PENGANTAR
Sudah dua puluh tahun yang lalu Arswendo Atmowiloto bilang “Mengarang itu gampang”. Tak Percaya, baca saja bukunya yang berjudul Mengarang Itu Gampang. Dalam buku yang diterbitkan oleh PT Gramedia, Jakarta, 1984, itu Arswendo mencoba meyakinkan para pembaca bahwa sebenarnya kegiatan menulis atau mengarang itu tidak sesukar yang dibayangkan orang. Asalkan: orang yang mau menulis atau mengarang tersebut benar-benar punya kemauan dan memaksa diri sendiri untukmenulis, menulis, dan terus menulis!

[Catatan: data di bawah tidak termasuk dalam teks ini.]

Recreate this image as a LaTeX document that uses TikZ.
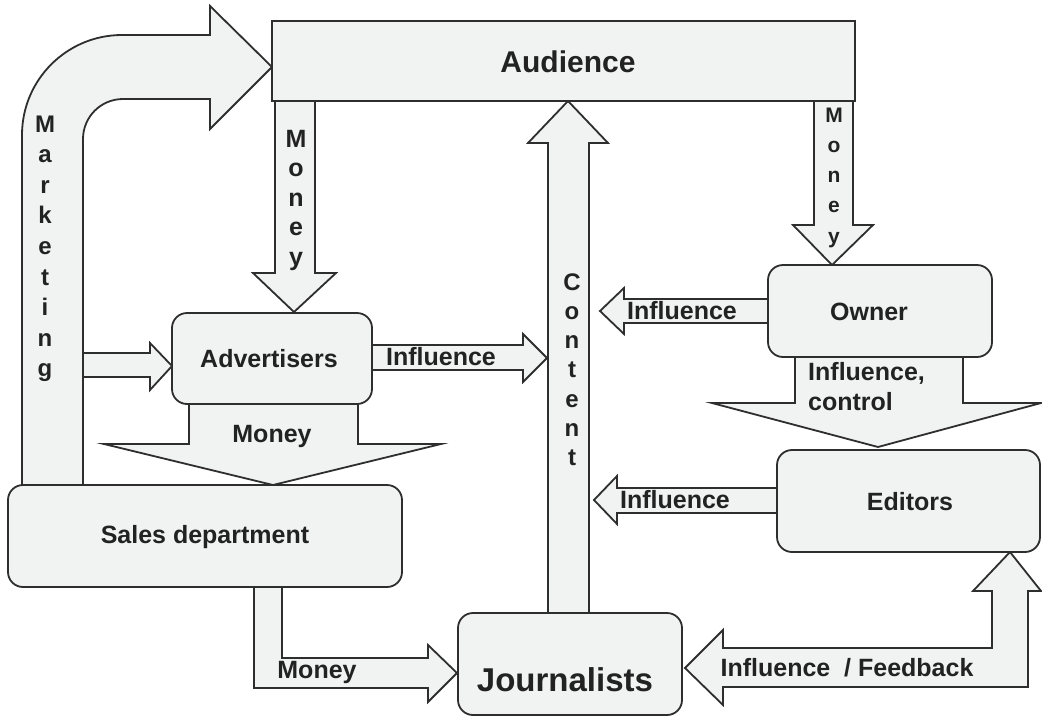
\documentclass[tikz,border=0pt]{standalone}
\usepackage{fontspec}
\setmainfont{Liberation Sans}
\definecolor{lc}{HTML}{2E2E2E}
\definecolor{fc}{HTML}{F1F2F2}
\definecolor{tc}{HTML}{222222}
\begin{document}
\begin{tikzpicture}[x=1pt,y=-1pt,
  blk/.style={draw=lc, fill=fc, line width=1.8pt},
  box/.style={blk, rounded corners=15pt, inner sep=0pt},
  lbl/.style={font=\fontsize{25}{30}\selectfont\bfseries, text=tc, inner sep=0pt},
  vl/.style={font=\fontsize{24}{24}\selectfont\bfseries, text=tc, inner sep=0pt, anchor=base},
  vls/.style={font=\fontsize{21}{21}\selectfont\bfseries, text=tc, inner sep=0pt, anchor=base}]
\useasboundingbox (0,0) rectangle (1042,716);
\fill[white] (0,0) rectangle (1042,716);

% ---------- block arrows ----------
% Marketing (Sales -> Audience)
\draw[blk] (22,485) -- (22,135) .. controls (22,79.8) and (66.8,35) .. (122,35)
  -- (210,35) -- (210,6) -- (272,67) -- (210,129) -- (210,99) -- (123,99)
  .. controls (100.9,99) and (83,116.9) .. (83,139) -- (83,485) -- cycle;
% Marketing branch -> Advertisers
\draw[blk] (83,353) -- (150,353) -- (150,343) -- (172,366) -- (150,390) -- (150,377) -- (83,377) -- cycle;
% Money Audience -> Advertisers
\draw[blk] (275,101) -- (275,273) -- (253,273) -- (294,312) -- (336,273) -- (315,273) -- (315,101) -- cycle;
% Money Advertisers -> Sales
\draw[blk] (189,404) -- (189,444) -- (104,444) -- (273,485) -- (441,444) -- (358,444) -- (358,404) -- cycle;
% Influence Advertisers -> Content
\draw[blk] (372,345) -- (523,345) -- (523,334) -- (547,358) -- (523,382) -- (523,370) -- (372,370) -- cycle;
% Content Journalists -> Audience
\draw[blk] (548,613) -- (548,143) -- (528,143) -- (568,101) -- (608,143) -- (589,143) -- (589,613) -- cycle;
% Influence Owner -> Content
\draw[blk] (768,299) -- (624,299) -- (624,288) -- (600,311) -- (624,334) -- (624,323) -- (768,323) -- cycle;
% Money Audience -> Owner
\draw[blk] (814,101) -- (814,225) -- (793,225) -- (832,265) -- (873,225) -- (853,225) -- (853,101) -- cycle;
% Influence, control Owner -> Editors
\draw[blk] (795,357) -- (795,403) -- (712,403) -- (878,447) -- (1041,403) -- (963,403) -- (963,357) -- cycle;
% Influence Editors -> Content
\draw[blk] (777,488) -- (617,488) -- (617,476) -- (594,500) -- (617,524) -- (617,513) -- (777,513) -- cycle;
% Money Sales -> Journalists
\draw[blk] (254,587) -- (254,688) -- (428,688) -- (428,702) -- (457,673) -- (428,645) -- (428,658) -- (282,658) -- (282,587) -- cycle;
% Influence / Feedback Journalists <-> Editors
\draw[blk] (1010,552) -- (1041,591) -- (1028,591) -- (1028,687) -- (723,687) -- (723,705) -- (685,668)
  -- (723,630) -- (723,648) -- (992,648) -- (992,591) -- (973,591) -- cycle;

% ---------- boxes ----------
\node[blk, inner sep=0pt, minimum width=583pt, minimum height=80pt] (aud) at (563.5,61) {};
\node[box, minimum width=200pt, minimum height=91pt] (adv) at (272,358.5) {};
\node[box, minimum width=394pt, minimum height=102pt] (sales) at (205,536) {};
\node[box, minimum width=224pt, minimum height=102pt] (jour) at (570,664) {};
\node[box, minimum width=224pt, minimum height=92pt] (own) at (880,311) {};
\node[box, minimum width=263pt, minimum height=102pt] (edit) at (908.5,501) {};

% ---------- box labels ----------
\node[lbl, font=\fontsize{30}{36}\selectfont\bfseries] (audT) at (568,62) {Audience};
\node[lbl] (advT) at (269,359) {Advertisers};
\node[lbl] (salesT) at (205,537) {Sales department};
\node[lbl, font=\fontsize{33}{40}\selectfont\bfseries] (jourT) at (565,680) {Journalists};
\node[lbl] (ownT) at (869,312) {Owner};
\node[lbl] (editT) at (910,502) {Editors};

% ---------- arrow labels ----------
\node[lbl] (l1) at (441,357) {Influence};
\node[lbl] (l2) at (272,436) {Money};
\node[lbl] (l3) at (682,311) {Influence};
\node[lbl, align=left, anchor=north west, font=\fontsize{25}{30}\selectfont\bfseries] (l4) at (808,362) {Influence,\\control};
\node[lbl] (l5) at (675,500) {Influence};
\node[lbl] (l6) at (317,672) {Money};
\node[lbl] (l7) at (847,668) {Influence~~/ Feedback};

% vertical words
\foreach \c [count=\i from 0] in {M,a,r,k,e,t,i,n,g}
  \node[vl] (mk\i) at (45,132+30.6*\i) {\c};
\foreach \c [count=\i from 0] in {M,o,n,e,y}
  \node[vl, font=\fontsize{25}{25}\selectfont\bfseries] (ma\i) at (296,147+29.5*\i) {\c};
\foreach \c [count=\i from 0] in {C,o,n,t,e,n,t}
  \node[vl] (ct\i) at (572,290+29.3*\i) {\c};
\foreach \c [count=\i from 0] in {M,o,n,e,y}
  \node[vls] (mo\i) at (834,122+30.3*\i) {\c};
\end{tikzpicture}
\end{document}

Sebaliknya, kalau keinginan untuk menulis atau mengarang itu hanya ada dalam cita-cita, keinginan, dan tak pernah dilaksanakan, kegiatan menulis atau mengarang itu menjadi sukar dan tak pernah berwujud. Karenanya, kalau ada keinginan untuk menulis dan menjadi seorang penulis, usahakan untuk mewujudkan keinginan tersebut saat itu juga, jangan ditunda-tunda. Ide dan atau mood itu sering sekali datangnya tiba-tiba dan jarang betul berkali-kali. Ia hanya datang sekali. Kalau tak ditangkap, tak dimanfaatkan, tak diwujudkan, ide atau mood menulis itu akan hilang percuma. Sayang bukan?
Tujuan dan Ragam Tulisan
Seseorang yang menulis tentu punya tujuan atau harapan. Ia mungkin ingin mengungkapkan hasil pengamatan, hasil percobaan, hasil penelaahan, hasil wawancara, gagasan personal, dan sebagainya dengan dukungan data atau fakta yang dapat diuji kebenarannya. Sebaliknya, ada juga orang yang menulis sesuatu yang dirasa secara personal atau kelompok, dibayangkan akan terjadi di suatu tempat pada suatu masa, diimajinasikan/dikhayalkan, ataupun sesuatu yang pernah terjadi secara faktual tetapi sudah ditambah-tambah, dikurangi, diganti, difiktifkan sehingga tak dapat lagi dibuktikan kebenarannya secara ilmiah. Tulisan-tulisan yang mengungkapkan sesuatu yang dapat dibuktikan kebenarannya lazimnya disebut tulisan atau karangan ilmiahatau karangan faktual, karangan nonfiksional. Sebaliknya, tulisan yang tak dapat dibuktikan kebenarannya disebut tulisan atau karangan fiksional. Kali ini, sesuai dengan pesan sponsor, kita hanya akan membahas ragam tulisan yang kedua, tulisan atau karangan fiksional. Ragam tulisan ilmiah akan kita bahas pada kesempatan lain. Oke?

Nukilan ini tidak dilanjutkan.